İsa’yı nasıl kabul etmeliyiz? Bunun cevabını bize aziz Pavlus vermektedir. Duygularımızın, “Mesih İsa’da bulunan duygulara benzer” olmalarını istediğimizde, O’nu kabul etmiş oluruz. İsa’nın duygularını nedir? Tam alçakgönüllülüktür. O, Allah olmasına rağmen insanlar arasına gelerek kendini insan yaptı, zamanının çoğu insanının olduğu gibi hizmetkâr oldu. Hizmetkârların hizmetkârı olan O, itaat etti. İsa için itaat etmek, bizim sandığımız gibi bir alçalma değildir, bu O’nun için bir sevgi eylemidir. İsa, Baba’ya itaat etmektedir, ama Baba O’na arzularını insanlar aracılığıyla da belirtmektedir. Biz O’ndan öğreniyoruz. Allah’ın bize konuşması için herhangi bir kardeşimizi kullanabileceğinden eminiz, bu sebepten hiç kimseyi hor görmüyoruz: belki de o kişi aracılığıyla bize Baba’nın sesi ulaşabilir. “Her biriniz alçakgönüllülükle bir diğerini kendinden üstün saysın”; bu, İsa’nın kat ettiği yoldu ve aynı yolu bize sevgi yolu olarak gösterdi. Bu yol bizleri gerçek mutluluğa götürecektir.

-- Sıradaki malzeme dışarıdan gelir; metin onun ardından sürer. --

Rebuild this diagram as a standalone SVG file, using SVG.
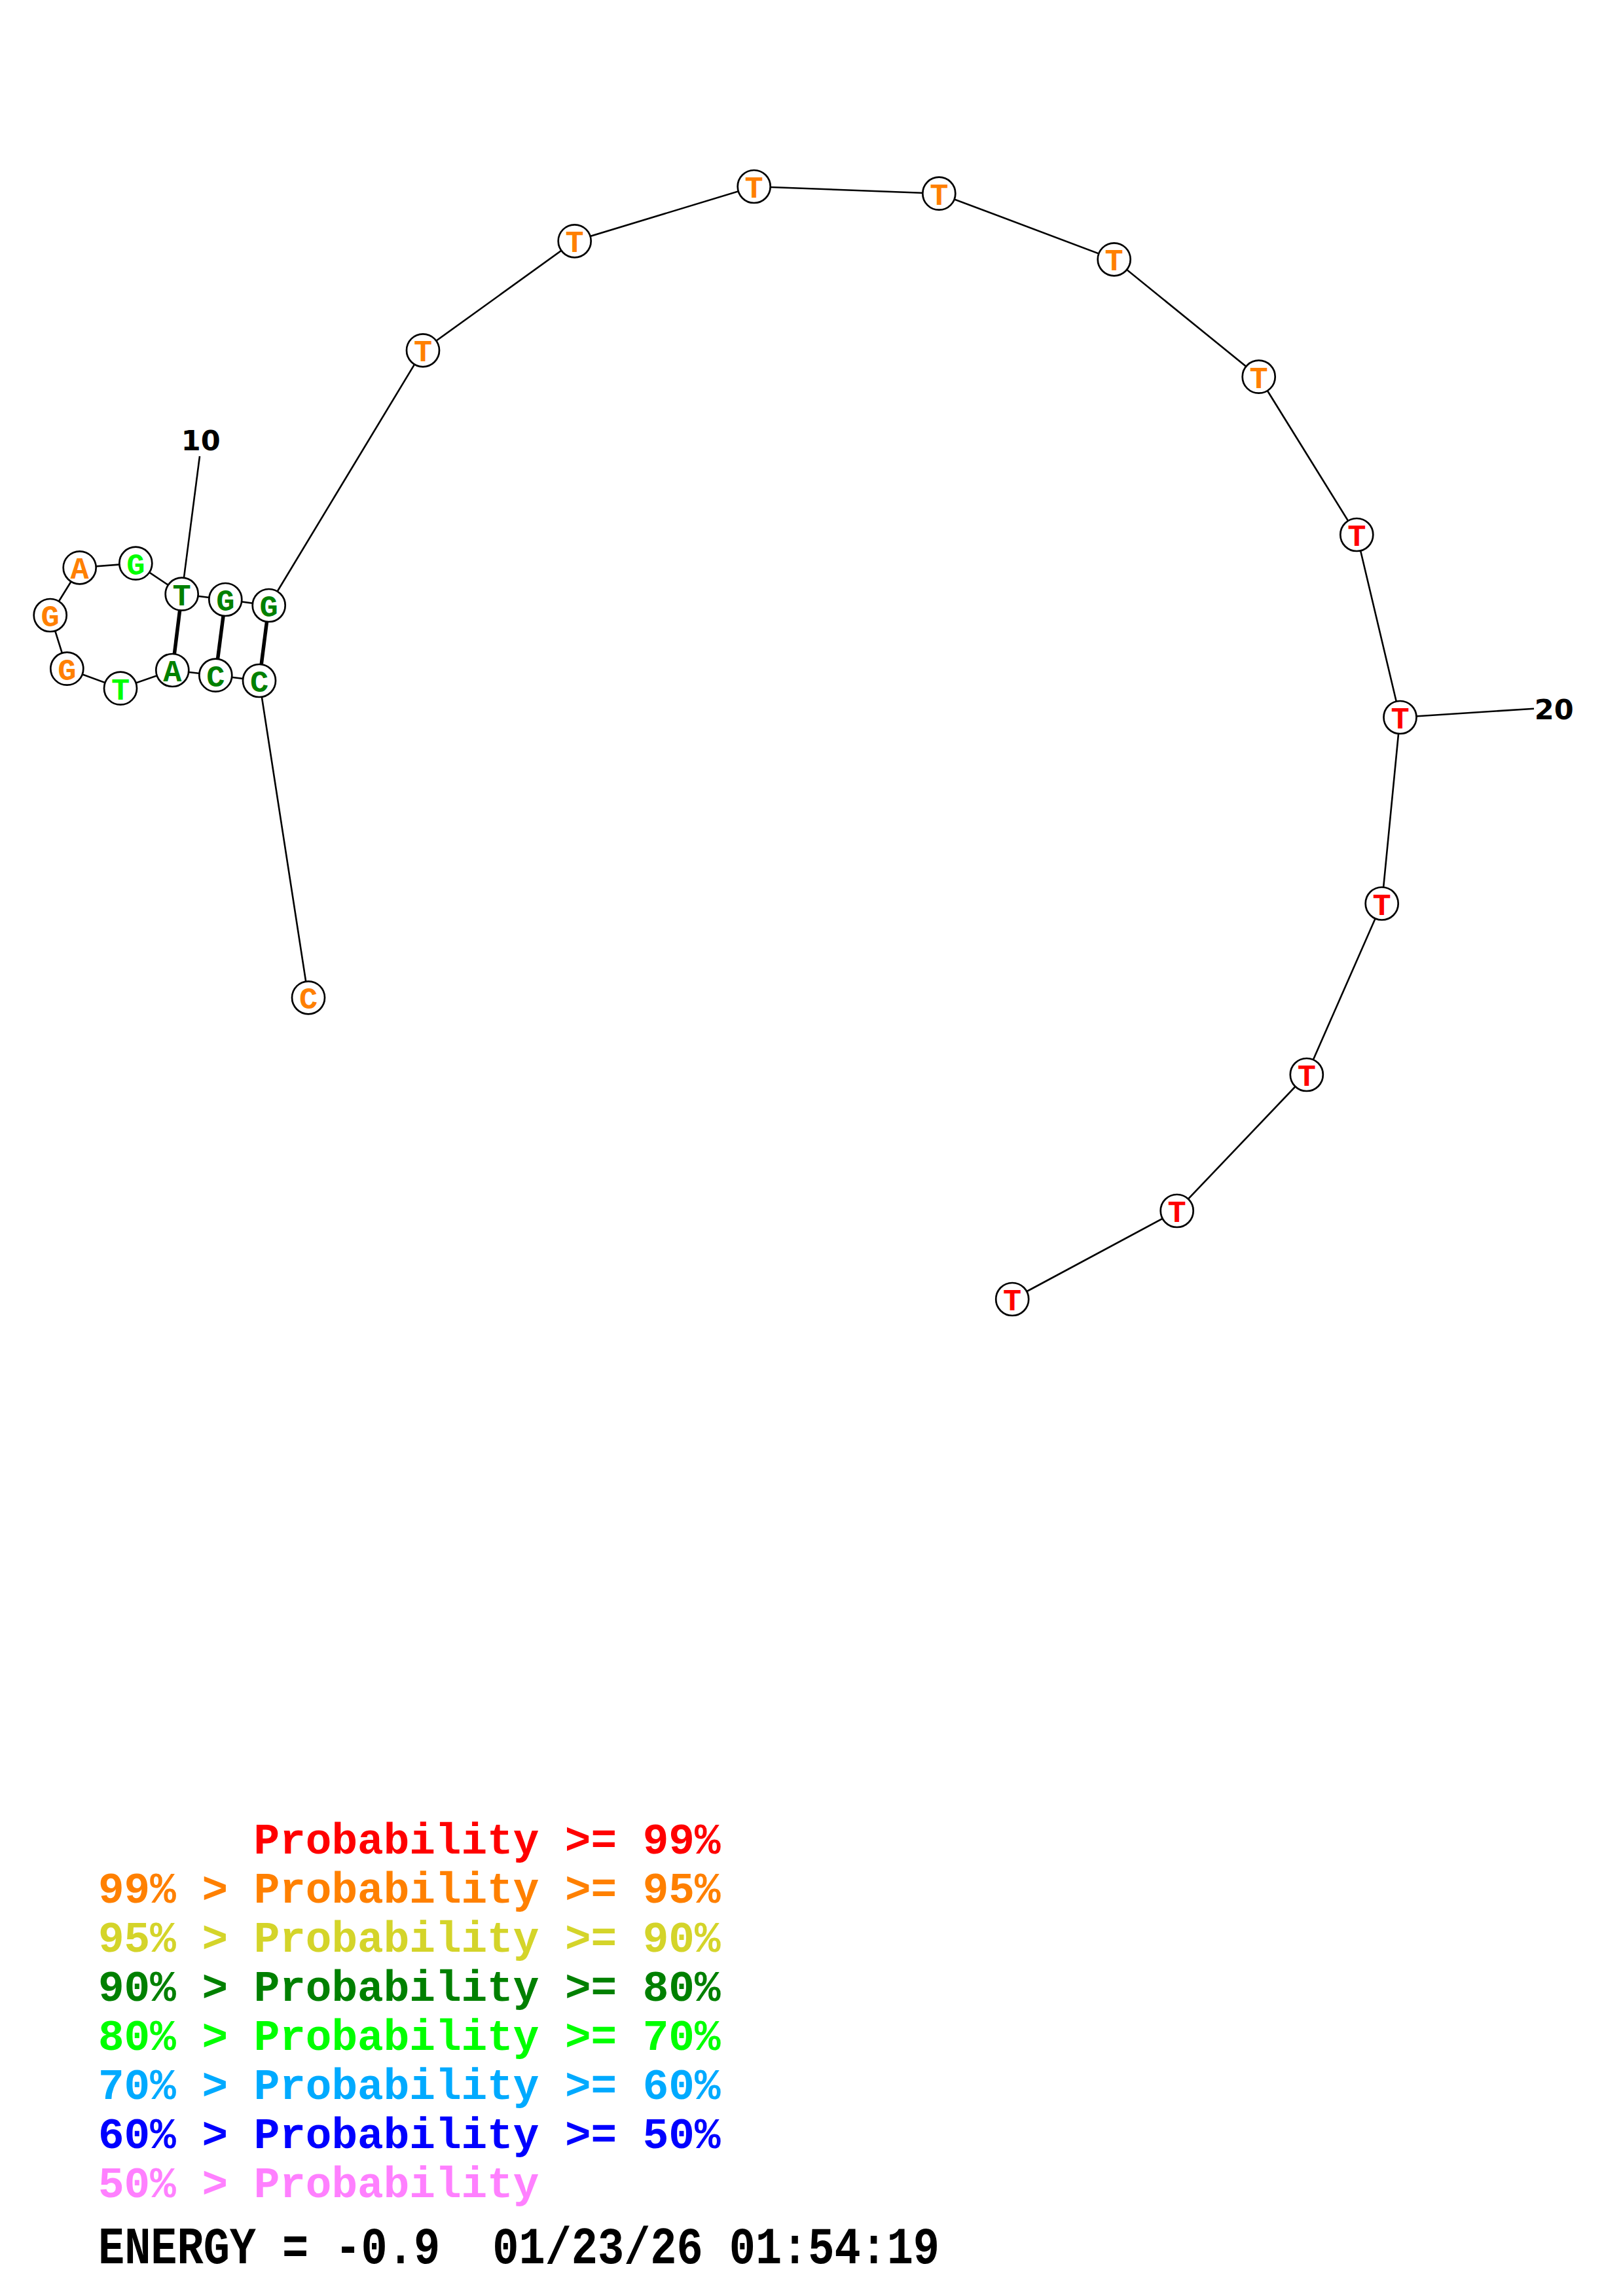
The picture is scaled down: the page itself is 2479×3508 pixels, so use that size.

Bu sebepten kendi faydamız için değil de, herkesin yaşamı ve huzuru için çalışalım.

Baba Allah, Oğlunu alçakgönüllü itaati için yüceltti. Biz de O’nun önünde diz çökerek, O’nu her şeyin ve herkesin “Rabbi” olarak ilan ederek ve özellikle O’nun duygularını benimseyerek O’nu yüceltiyoruz. Bu şekilde Baba’ya sevinç veren oğul konumuna geliyoruz; birçok kere bizden istediğinin tersini yaptıysak da, şimdi elimizi tutan Oğul İsa sayesinde sevinçli bir sevgiyle bağında çalışmaya” gidiyoruz!